Ce serait, d’après certaines études, la boisson la plus consommée au monde après l’eau. Pas moins de 150 millions de sacs en provenance d’Amérique du Sud, d’Afrique et du Vietnam circulent chaque année sur la planète. On estime que près de 100 millions de personnes vivent de cette boisson, parmi lesquelles les tenanciers de cafés, leurs sous-traitants et leurs salariés. L’économie mondiale du café représenterait à elle seule un marché de 17 milliards de dollars. 

Au fil des siècles, ce breuvage s’est fabriqué une réputation de boisson « tonique » capable, grâce à sa caféine, de maintenir « éveillé » et d’«échauffer » l’esprit, selon les mots du Dr Amédée Le Plé, auteur d’une Histoire scientifique du café (1877). Ce sont précisément ces vertus stimulantes qui suscitèrent la suspicion des autorités religieuses dans les pays arabes, où le commerce du café s’est d’abord répandu. 

Les échoppes où l’on pouvait déguster le qahwa se sont pourtant multipliées. Au début du XVIe siècle, on en comptait jusqu’à 2 000 dans la seule ville du Caire. À Constantinople (actuelle Istanbul), les hommes – la mixité n’étant pas de mise – se donnaient rendez-vous dans les « Cahué-Kané », sorte de boutiques réservées aux acheteurs mais aussi aux consommateurs.

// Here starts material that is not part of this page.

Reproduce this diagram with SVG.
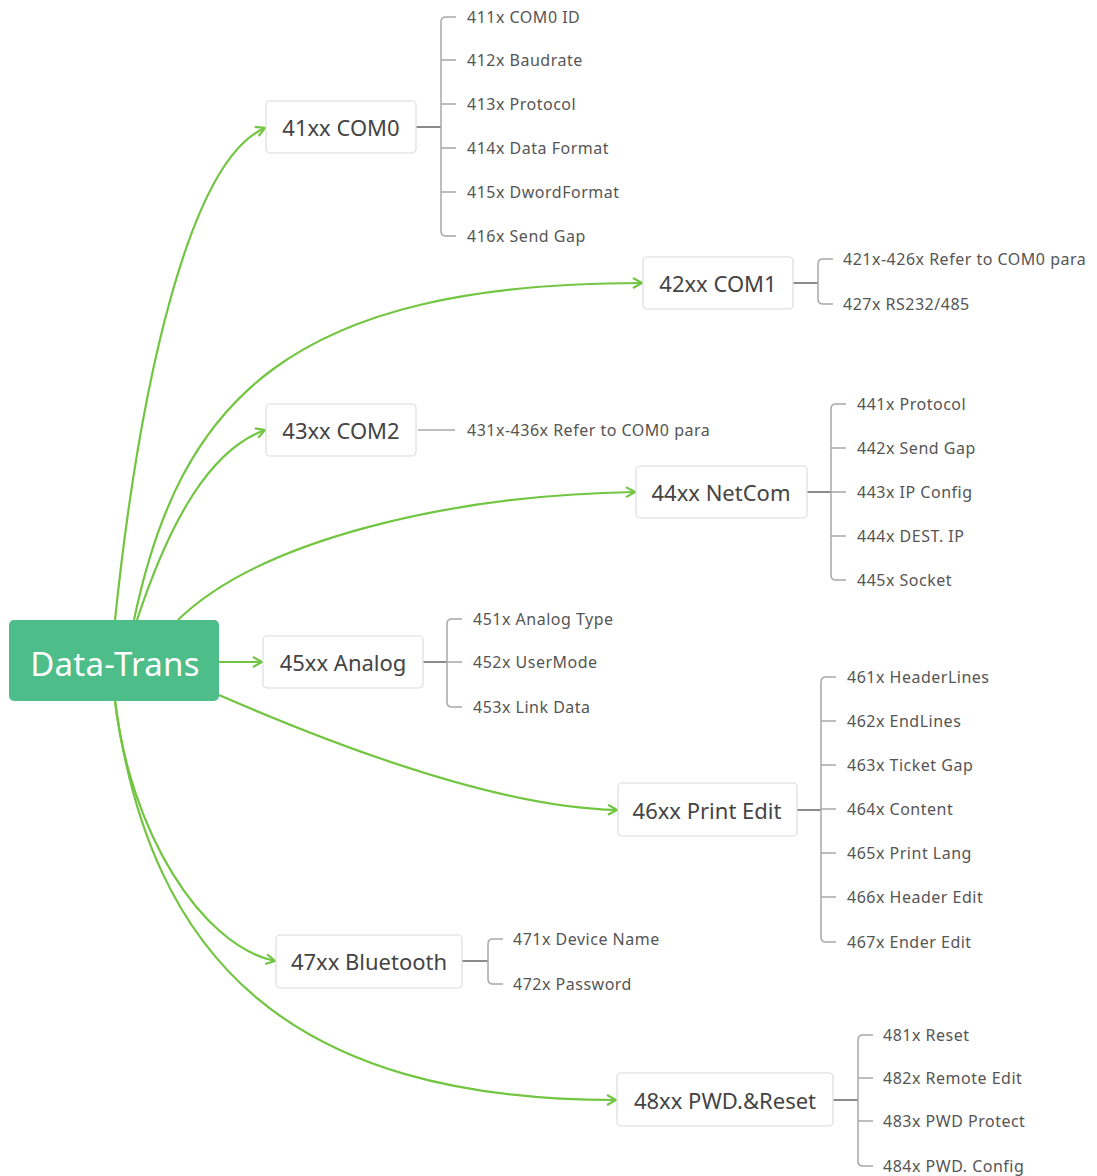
<svg xmlns="http://www.w3.org/2000/svg" width="1097" height="1176" viewBox="0 0 1097 1176">
<defs>
<style>
.node rect{fill:#fff;stroke:#dcdcdc;stroke-width:1.2}
.node text{font-family:"Noto Sans","Open Sans",sans-serif;font-size:22px;fill:#444;text-anchor:middle;dominant-baseline:central}
.root rect{fill:#4dbd8a;stroke:none}
.root text{font-family:"Noto Sans","Open Sans",sans-serif;font-size:33px;letter-spacing:0.3px;fill:#fff;text-anchor:middle;dominant-baseline:central}
.leaf{font-family:"Noto Sans","Open Sans",sans-serif;font-size:16px;letter-spacing:0.5px;fill:#555;dominant-baseline:central}
.br{fill:none;stroke:#a8a8a8;stroke-width:1.5}
.stem{fill:none;stroke:#8c8c8c;stroke-width:2}
.g{fill:none;stroke:#72c541;stroke-width:2.2;marker-end:url(#ah)}
</style>
<marker id="ah" markerUnits="userSpaceOnUse" markerWidth="14" markerHeight="14" refX="11" refY="6" orient="auto">
<path d="M2,1 L11,6 L2,11" fill="none" stroke="#72c541" stroke-width="2.2"/>
</marker>
</defs>
<rect width="1097" height="1176" fill="#fff"/>

<g id="connectors">
<path class="g" d="M115,620 C140,380 190,160 265,128"/>
<path class="g" d="M134,620 C180,400 290,283 642,283"/>
<path class="g" d="M137,620 C170,520 210,450 265,430"/>
<path class="g" d="M178,620 C260,540 450,495 635,492"/>
<path class="g" d="M219,662 L262,662"/>
<path class="g" d="M219,695 C380,765 520,808 617,810"/>
<path class="g" d="M115,701 C130,830 200,945 275,961"/>
<path class="g" d="M115,701 C150,960 290,1100 616,1100"/>

<path class="stem" d="M416,127 H441"/>
<path class="br" d="M456,17 H446 Q441,17 441,22 V231 Q441,236 446,236 H456 M441,60 H456 M441,104 H456 M441,148 H456 M441,192 H456"/>
<path class="stem" d="M793,283 H818"/>
<path class="br" d="M833,259 H823 Q818,259 818,264 V299 Q818,304 823,304 H833"/>
<path class="br" d="M418,430 H455"/>
<path class="stem" d="M807,492 H831"/>
<path class="br" d="M846,404 H836 Q831,404 831,409 V575 Q831,580 836,580 H846 M831,448 H846 M831,492 H846 M831,536 H846"/>
<path class="stem" d="M423,662 H447"/>
<path class="br" d="M462,619 H452 Q447,619 447,624 V702 Q447,707 452,707 H462 M447,662 H462"/>
<path class="stem" d="M797,810 H821"/>
<path class="br" d="M836,677 H826 Q821,677 821,682 V937 Q821,942 826,942 H836 M821,721 H836 M821,765 H836 M821,809 H836 M821,853 H836 M821,897 H836"/>
<path class="stem" d="M462,961 H488"/>
<path class="br" d="M503,939 H493 Q488,939 488,944 V979 Q488,984 493,984 H503"/>
<path class="stem" d="M833,1100 H858"/>
<path class="br" d="M873,1035 H863 Q858,1035 858,1040 V1161 Q858,1166 863,1166 H873 M858,1078 H873 M858,1121 H873"/>
</g>

<g id="root" class="root"><rect x="9" y="620" width="210" height="81" rx="5"/><text x="115" y="663">Data-Trans</text></g>

<g id="n41" class="node"><rect x="266" y="101" width="150" height="52" rx="4"/><text x="341" y="127">41xx COM0</text></g>
<g id="n42" class="node"><rect x="643" y="257" width="150" height="52" rx="4"/><text x="718" y="283">42xx COM1</text></g>
<g id="n43" class="node"><rect x="266" y="404" width="150" height="52" rx="4"/><text x="341" y="430">43xx COM2</text></g>
<g id="n44" class="node"><rect x="636" y="466" width="171" height="52" rx="4"/><text x="721" y="492">44xx NetCom</text></g>
<g id="n45" class="node"><rect x="263" y="636" width="160" height="52" rx="4"/><text x="343" y="662">45xx Analog</text></g>
<g id="n46" class="node"><rect x="618" y="783" width="179" height="53" rx="4"/><text x="707" y="810">46xx Print Edit</text></g>
<g id="n47" class="node"><rect x="276" y="935" width="186" height="53" rx="4"/><text x="369" y="961">47xx Bluetooth</text></g>
<g id="n48" class="node"><rect x="617" y="1073" width="216" height="53" rx="4"/><text x="725" y="1100">48xx PWD.&amp;Reset</text></g>

<g id="leaves41">
<text class="leaf" x="467" y="17">411x COM0 ID</text>
<text class="leaf" x="467" y="60">412x Baudrate</text>
<text class="leaf" x="467" y="104">413x Protocol</text>
<text class="leaf" x="467" y="148">414x Data Format</text>
<text class="leaf" x="467" y="192">415x DwordFormat</text>
<text class="leaf" x="467" y="236">416x Send Gap</text>
</g>
<g id="leaves42">
<text class="leaf" x="843" y="259">421x-426x Refer to COM0 para</text>
<text class="leaf" x="843" y="304">427x RS232/485</text>
</g>
<g id="leaves43">
<text class="leaf" x="467" y="430">431x-436x Refer to COM0 para</text>
</g>
<g id="leaves44">
<text class="leaf" x="857" y="404">441x Protocol</text>
<text class="leaf" x="857" y="448">442x Send Gap</text>
<text class="leaf" x="857" y="492">443x IP Config</text>
<text class="leaf" x="857" y="536">444x DEST. IP</text>
<text class="leaf" x="857" y="580">445x Socket</text>
</g>
<g id="leaves45">
<text class="leaf" x="473" y="619">451x Analog Type</text>
<text class="leaf" x="473" y="662">452x UserMode</text>
<text class="leaf" x="473" y="707">453x Link Data</text>
</g>
<g id="leaves46">
<text class="leaf" x="847" y="677">461x HeaderLines</text>
<text class="leaf" x="847" y="721">462x EndLines</text>
<text class="leaf" x="847" y="765">463x Ticket Gap</text>
<text class="leaf" x="847" y="809">464x Content</text>
<text class="leaf" x="847" y="853">465x Print Lang</text>
<text class="leaf" x="847" y="897">466x Header Edit</text>
<text class="leaf" x="847" y="942">467x Ender Edit</text>
</g>
<g id="leaves47">
<text class="leaf" x="513" y="939">471x Device Name</text>
<text class="leaf" x="513" y="984">472x Password</text>
</g>
<g id="leaves48">
<text class="leaf" x="883" y="1035">481x Reset</text>
<text class="leaf" x="883" y="1078">482x Remote Edit</text>
<text class="leaf" x="883" y="1121">483x PWD Protect</text>
<text class="leaf" x="883" y="1166">484x PWD. Config</text>
</g>
</svg>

Au XVIIe siècle, ces lieux se propagent en Europe, en particulier à Londres, Marseille et Paris. 

En 1675, on compte en Angleterre plus de 3 000 « salles de café ». Mais elles sont vite perçues comme des lieux de contestation et d’opposition. Sur ordre du roi Charles II (1630-1685), elles sont fermées. Le principe de « la salle de café » perdure pourtant sous d’autres formes et attire une clientèle sans cesse plus nombreuse. Plus encore qu’une boisson, le café devient un lieu, puis un usage avant de devenir, dès le XVIIIe siècle, une pratique socioculturelle universelle intégrée à la cité.

Un zinc, quelques tables et des tasses 

Qu’est-ce qu’un café sinon quatre murs et un toit estampillé par la seule présence diffuse d’un arôme torréfié, de tasses, de soucoupes, et de petites cuillères qui traînent sur un zinc ou une table ? Notons au passage que ce lieu, dont le rôle n’a quasiment pas varié depuis le XVIIe siècle, fait l’objet d’un nombre étonnamment réduit d’études et de recherches.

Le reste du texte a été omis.